The shape is the thing. Seen from above — from the cliffs of the Frankish castle on the headland, or from any aircraft approach over the Ionian Sea — Voidokilia Beach describes a near-perfect omega, the Greek letter (Ω), in white sand. The geometry feels deliberate, mythological, as if the bay were a sign rather than an accident of geology. Homer called this stretch of coast "sandy Pylos," and scholars have generally agreed: this is probably where Telemachus beached his ship and was welcomed by King Nestor, searching for word of his missing father, Odysseus. The beach has been designated a Place of Particular Natural Beauty and is protected as a Natura 2000 site. It has earned both distinctions.

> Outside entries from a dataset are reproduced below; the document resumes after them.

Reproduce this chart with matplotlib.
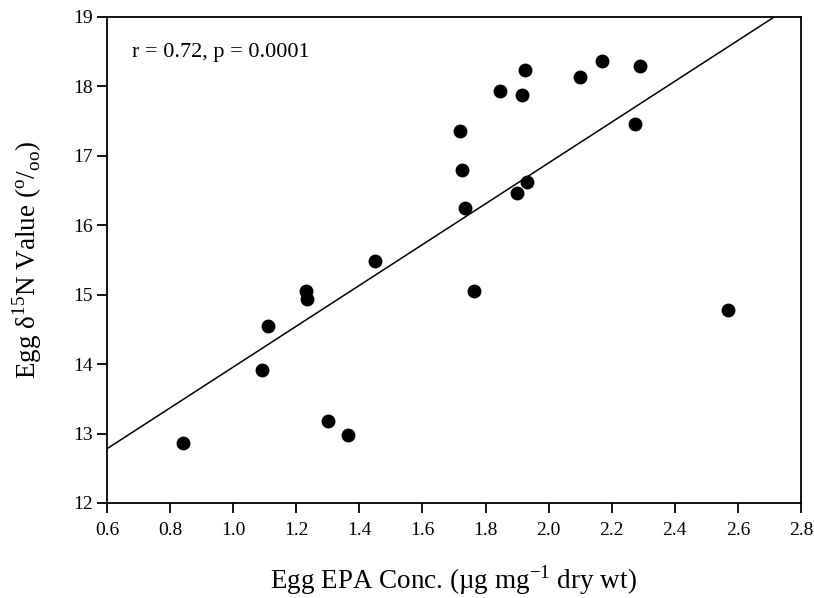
import numpy as np
import matplotlib.pyplot as plt

plt.rcParams['font.family'] = ['Liberation Serif', 'DejaVu Serif']
plt.rcParams['mathtext.fontset'] = 'custom'
plt.rcParams['mathtext.rm'] = 'Liberation Serif'

# egg EPA concentration vs egg d15N
epa = [0.84, 1.09, 1.11, 1.23, 1.235, 1.30, 1.365, 1.45, 1.72, 1.725, 1.735,
       1.765, 1.845, 1.90, 1.915, 1.925, 1.93, 2.10, 2.17, 2.275, 2.29, 2.57]
d15n = [12.87, 13.92, 14.55, 15.05, 14.94, 13.18, 12.98, 15.48, 17.36, 16.79, 16.25,
        15.05, 17.93, 16.46, 17.87, 18.24, 16.63, 18.13, 18.37, 17.46, 18.30, 14.78]
xticks = [0.6, 0.8, 1.0, 1.2, 1.4, 1.6, 1.8, 2.0, 2.2, 2.4, 2.6, 2.8]
yticks = [12, 13, 14, 15, 16, 17, 18, 19]

fig = plt.figure(figsize=(8.14, 5.98), dpi=100)
ax = fig.add_axes([0.1314, 0.1589, 0.8526, 0.8127])

ax.scatter(epa, d15n, s=100, color='black', zorder=3, linewidths=0)

# regression line
slope, intercept = np.polyfit(epa, d15n, 1)
xl = np.array([0.6, 2.8])
ax.plot(xl, slope * xl + intercept, color='black', linewidth=1.1)

ax.set_xlim(0.6, 2.8)
ax.set_ylim(12, 19)
ax.set_xticks(xticks)
ax.set_xticklabels([f"{v:.1f}" for v in xticks])
ax.set_yticks(yticks)
ax.tick_params(direction='out', length=7, width=1.3, labelsize=14, colors='black')
ax.tick_params(axis='x', pad=7)
ax.tick_params(axis='y', pad=3)
for s in ax.spines.values():
    s.set_linewidth(1.3)

ax.text(0.036, 0.926, "r = 0.72, p = 0.0001", transform=ax.transAxes,
        fontsize=16, va='center', ha='left')

fig.text(0.5565, 0.016, r"Egg EPA Conc. (µg mg$^{\mathregular{-1}}$ dry wt)",
         fontsize=19.5, ha='center', va='baseline')
fig.text(0.033, 0.565,
         r"Egg δ$^{\mathregular{15}}$N Value ($^{\mathregular{o}}$/$_{\mathregular{oo}}$)",
         fontsize=19.5, rotation=90, ha='center', va='center')

fig.savefig("out.png", dpi=100)
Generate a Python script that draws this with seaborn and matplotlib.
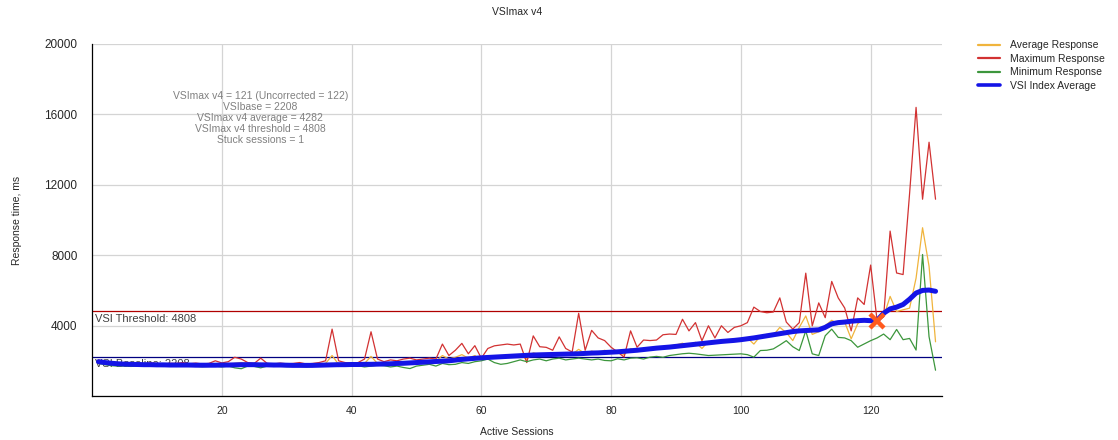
import numpy as np
import pandas as pd
import matplotlib.pyplot as plt
from matplotlib.lines import Line2D
import seaborn as sns

sns.set_style("white")
plt.rcParams['font.family'] = ['Liberation Sans', 'DejaVu Sans']

# ---------- data ----------
sessions = list(range(1, 131))

avg_resp = [1900, 1850, 1800, 1780, 1790, 1760, 1780, 1750, 1770, 1760,
            1740, 1760, 1750, 1770, 1740, 1760, 1730, 1750, 1780, 1760,
            1800, 1850, 1900, 1820, 1780, 1850, 1760, 1740, 1760, 1730,
            1740, 1760, 1720, 1750, 1780, 1850, 2300, 1800, 1760, 1780,
            1790, 1850, 2250, 1850, 1820, 1830, 1870, 1800, 1880, 1900,
            1930, 1950, 1980, 2300, 2100, 2200, 2350, 2150, 2300, 2050,
            2200, 2250, 2300, 2280, 2350, 2300, 2100, 2450, 2350, 2380,
            2400, 2450, 2350, 2380, 2650, 2400, 2550, 2450, 2600, 2450,
            2500, 2350, 2700, 2550, 2650, 2680, 2800, 2750, 2850, 2900,
            3000, 2850, 3050, 2700, 3100, 3000, 3150, 3050, 3200, 3250,
            3300, 2950, 3400, 3500, 3450, 3900, 3600, 3150, 3900, 4550,
            3500, 3650, 4000, 4300, 4100, 4200, 3250, 4100, 4400, 4300,
            4300, 4500, 5660, 4800, 4900, 4990, 6700, 9560, 7370, 3080]

max_resp = [2050, 1950, 1900, 1850, 1900, 1850, 1870, 1830, 1880, 1850,
            1820, 1860, 1850, 1900, 1830, 1870, 1820, 1850, 2000, 1880,
            1950, 2200, 2100, 1900, 1850, 2150, 1850, 1820, 1870, 1830,
            1850, 1900, 1820, 1850, 1900, 2000, 3800, 2000, 1900, 1870,
            1900, 2100, 3650, 2100, 1950, 2050, 2000, 2100, 2150, 2050,
            2100, 2150, 2100, 2950, 2300, 2600, 2990, 2400, 2860, 2150,
            2700, 2850, 2900, 2950, 2900, 2950, 1900, 3415, 2800, 2765,
            2600, 3360, 2700, 2500, 4700, 2600, 3730, 3300, 3150, 2770,
            2500, 2210, 3700, 2770, 3180, 3150, 3180, 3480, 3520, 3500,
            4360, 3700, 4170, 3140, 3990, 3300, 3990, 3610, 3900, 3990,
            4170, 5050, 4800, 4730, 4770, 5575, 4200, 3800, 4170, 6980,
            3985, 5290, 4450, 6510, 5575, 5000, 3700, 5575, 5200, 7440,
            4260, 4500, 9370, 6990, 6900, 11500, 16400, 11180, 14420, 11180]

min_resp = [1850, 1780, 1720, 1700, 1700, 1680, 1700, 1690, 1700, 1690,
            1680, 1700, 1680, 1700, 1680, 1690, 1660, 1680, 1700, 1650,
            1700, 1600, 1550, 1700, 1680, 1600, 1700, 1680, 1690, 1670,
            1680, 1690, 1650, 1680, 1700, 1720, 1700, 1680, 1690, 1700,
            1720, 1650, 1700, 1750, 1720, 1650, 1700, 1620, 1560, 1700,
            1750, 1800, 1700, 1850, 1780, 1800, 1900, 1850, 1950, 2000,
            2100, 1900, 1800, 1850, 1950, 2050, 1950, 2050, 2100, 2000,
            2100, 2150, 2050, 2100, 2150, 2100, 2050, 2100, 2020, 2000,
            2115, 2050, 2150, 2170, 2100, 2208, 2250, 2200, 2300, 2350,
            2400, 2430, 2396, 2350, 2300, 2320, 2340, 2360, 2380, 2396,
            2350, 2208, 2583, 2600, 2676, 2900, 3144, 2800, 2583, 3705,
            2396, 2300, 3424, 3798, 3330, 3300, 3144, 2770, 2957, 3144,
            3300, 3520, 3200, 3780, 3200, 3270, 2610, 8040, 3370, 1465]

vsi_avg = [1950, 1900, 1860, 1830, 1810, 1800, 1790, 1780, 1780, 1770,
           1770, 1760, 1760, 1760, 1760, 1750, 1750, 1750, 1750, 1760,
           1760, 1770, 1780, 1780, 1780, 1770, 1770, 1760, 1760, 1750,
           1740, 1740, 1740, 1740, 1750, 1760, 1770, 1780, 1780, 1790,
           1790, 1800, 1800, 1810, 1820, 1830, 1850, 1860, 1880, 1900,
           1920, 1940, 1960, 1980, 2000, 2040, 2080, 2110, 2140, 2170,
           2190, 2210, 2230, 2250, 2270, 2290, 2310, 2330, 2340, 2350,
           2360, 2370, 2380, 2390, 2400, 2420, 2440, 2450, 2470, 2490,
           2510, 2540, 2570, 2600, 2640, 2680, 2720, 2750, 2780, 2820,
           2860, 2900, 2940, 2980, 3020, 3060, 3100, 3130, 3160, 3200,
           3250, 3300, 3360, 3420, 3480, 3540, 3600, 3660, 3700, 3720,
           3740, 3760, 3900, 4100, 4170, 4200, 4250, 4280, 4300, 4280,
           4300, 4700, 4950, 5050, 5200, 5500, 5850, 6000, 6020, 5950]

vsi_base = 2208
vsi_threshold = 4808
vsimax = 121
vsimax_uncorrected = 122
vsimax_avg = 4282
stuck_sessions = 1

series_names = ["Average Response", "Maximum Response", "Minimum Response", "VSI Index Average"]
series_colors = ["#f0b43c", "#d23232", "#3c963c", "#1414e6"]

df = pd.DataFrame({"session": sessions, "avg": avg_resp, "max": max_resp,
                   "min": min_resp, "vsi": vsi_avg})

# ---------- figure ----------
fig, ax = plt.subplots(figsize=(11.18, 4.4), dpi=100)
fig.subplots_adjust(left=0.0823, right=0.8426, bottom=0.10, top=0.90)

ax.grid(True, color="#d4d4d4", lw=0.9, zorder=0)
ax.set_axisbelow(True)

# baseline / threshold
ax.axhline(vsi_threshold, color="#b00000", lw=0.9, zorder=1)
ax.axhline(vsi_base, color="#000080", lw=0.9, zorder=1)
ax.text(0.5, vsi_threshold - 130, f"VSI Threshold: {vsi_threshold}", fontsize=8,
        color="#404040", va="top", ha="left", zorder=1)
ax.text(0.5, vsi_base - 130, f"VSI Baseline: {vsi_base}", fontsize=8,
        color="#404040", va="top", ha="left", zorder=1)

sns.lineplot(data=df, x="session", y="avg", color=series_colors[0], lw=0.9, ax=ax, zorder=2)
sns.lineplot(data=df, x="session", y="max", color=series_colors[1], lw=0.9, ax=ax, zorder=2)
sns.lineplot(data=df, x="session", y="min", color=series_colors[2], lw=0.9, ax=ax, zorder=2)
sns.lineplot(data=df, x="session", y="vsi", color=series_colors[3], lw=3.6, ax=ax, zorder=3,
             solid_capstyle="round")

ax.plot([vsimax], [vsimax_avg], marker="x", ms=10, mew=3.2, color="#ff5a1e", zorder=4)

# stats box
info = (f"VSImax v4 = {vsimax} (Uncorrected = {vsimax_uncorrected})\n"
        f"VSIbase = {vsi_base}\n"
        f"VSImax v4 average = {vsimax_avg}\n"
        f"VSImax v4 threshold = {vsi_threshold}\n"
        f"Stuck sessions = {stuck_sessions}")
ax.text(0.198, 0.866, info, transform=ax.transAxes, ha="center", va="top",
        multialignment="center", fontsize=7.5, color="#808080", linespacing=1.12,
        zorder=5)

# axes
ax.set_xlim(0, 131)
ax.set_ylim(0, 20000)
ax.set_xticks([20, 40, 60, 80, 100, 120])
ax.set_yticks([0, 4000, 8000, 12000, 16000, 20000])
ax.set_yticklabels(["", "4000", "8000", "12000", "16000", "20000"])
ax.tick_params(axis="y", length=8.5, width=0.9, color="black", pad=2, labelsize=8.5)
ax.tick_params(axis="x", length=0, pad=7, labelsize=7.5)
for s in ["top", "right"]:
    ax.spines[s].set_visible(False)
for s in ["left", "bottom"]:
    ax.spines[s].set_color("black")
    ax.spines[s].set_linewidth(0.9)

ax.set_xlabel("Active Sessions", fontsize=7.5, labelpad=8)
ax.set_ylabel("Response time, ms", fontsize=7.5, labelpad=16)
ax.set_title("VSImax v4", fontsize=7.5, pad=21)

handles = [Line2D([], [], color=c, lw=(2.6 if i == 3 else 1.6)) for i, c in enumerate(series_colors)]
fig.legend(handles, series_names, loc="upper left", bbox_to_anchor=(0.866, 0.93),
           frameon=False, fontsize=7.5, handlelength=2.2, handletextpad=0.9,
           labelspacing=0.35)

fig.savefig("out.png", dpi=100)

The beach takes its name from the Greek word for ox-belly — an older reference to the bay's curved shape. The white sand forms a semicircular strip of dunes roughly 1.3 kilometres long. On the landward side of the dunes, sheltered from the sea, lies the Gialova Lagoon, one of the most important bird habitats in Greece and the southernmost Habitat of National Importance in the Balkans. The lagoon hosts 258 recorded species of birds, of which 79 are listed in the Greek Red Book as threatened with extinction. Flamingos are present year-round. Rare raptors pass through on migration. The contrast between the open Ionian and this enclosed, reed-fringed lagoon gives Voidokilia an ecological double life: wild sea on one side, still water and wings on the other. Parking is reached via sand tracks from the lagoon side, and the beach is approached on foot across the dunes.
Above the southwestern end of the beach, a path climbs to Nestor's Cave — a triangular opening in the limestone cliff, 20 metres wide, 16 metres deep, and up to 30 metres high. The cave carries at least two mythological identities. According to one tradition, Hermes hid here the cattle he had stolen from Apollo. According to the traveller Pausanias, it was where King Neleus kept his own cattle. The cave was first investigated archaeologically by Heinrich Schliemann in 1874. Later excavations, continuing through the 1980s, found material spanning the Final Neolithic through to the Late Helladic period — meaning people had been using this cave for several thousand years before the Mycenaeans built their palace on the hill behind it. From the cave, the path continues upward to the ruins of the Frankish Old Navarino Castle, known as Paliokastro, built around 1278 by Nicholas II of Saint-Omer using stone quarried from the classical city of Pylos that had stood on the same headland.
At the northeastern end of the beach, overlooking the bay from a low rise, stands the tholos tomb of Thrasymedes — son of Nestor, according to mythology. The tomb itself is modest in scale: the domed chamber is 5 metres wide, its floor paved with pebbles. It contained about seven burials. Among the finds were arrowheads, necklaces of carnelian and amethyst, and two Mycenaean pottery vessels. The tomb dates from the Mycenaean period, though the site shows occupation as far back as 4000 BC — Neolithic people were burying their dead here long before anyone built a palace up the hill. Around the tomb, archaeologists found Late Classical and Hellenistic votive tablets and a small model of an altar, suggesting the place was used for hero cult centuries after the original burials. The dead of Voidokilia were remembered for a very long time.
What makes Voidokilia unusual, even among Greece's extraordinarily layered archaeological landscape, is the density of time compressed into a single view. From the water's edge, you can see the cave where Hermes (or Neleus, depending on your source) kept stolen cattle. Climb ten minutes and you reach the cave. Climb another ten and you walk through the ruins of a medieval Frankish castle. The tholos tomb sits to your right. The lagoon stretches behind you. Homer's Telemachus may have stood on this beach. Neolithic people left bones in a cave above it. Frankish knights looked down from the cliff. The beach itself — white, curved, protected — remains largely unchanged through all of it. The sand does not seem to mind what century it is.
Voidokilia Beach sits at approximately 36.964°N, 21.663°E on the western coast of Messenia, just north of the mouth of Navarino Bay. The nearest airport is LGKL (Kalamata International), about 45 km to the northeast. From the air, the beach is unmistakable: the perfect omega-shape of white sand is visible from several kilometres away, especially on a clear day. Approach from the northwest at 1,500–2,000 feet for the full panorama — the enclosed lagoon on the landward side, the open Ionian Sea beyond, and the ruined castle on the headland to the south. In summer, the water is a vivid turquoise-green against the white sand. Gialova Lagoon directly behind the beach is a distinct dark patch amid the dunes.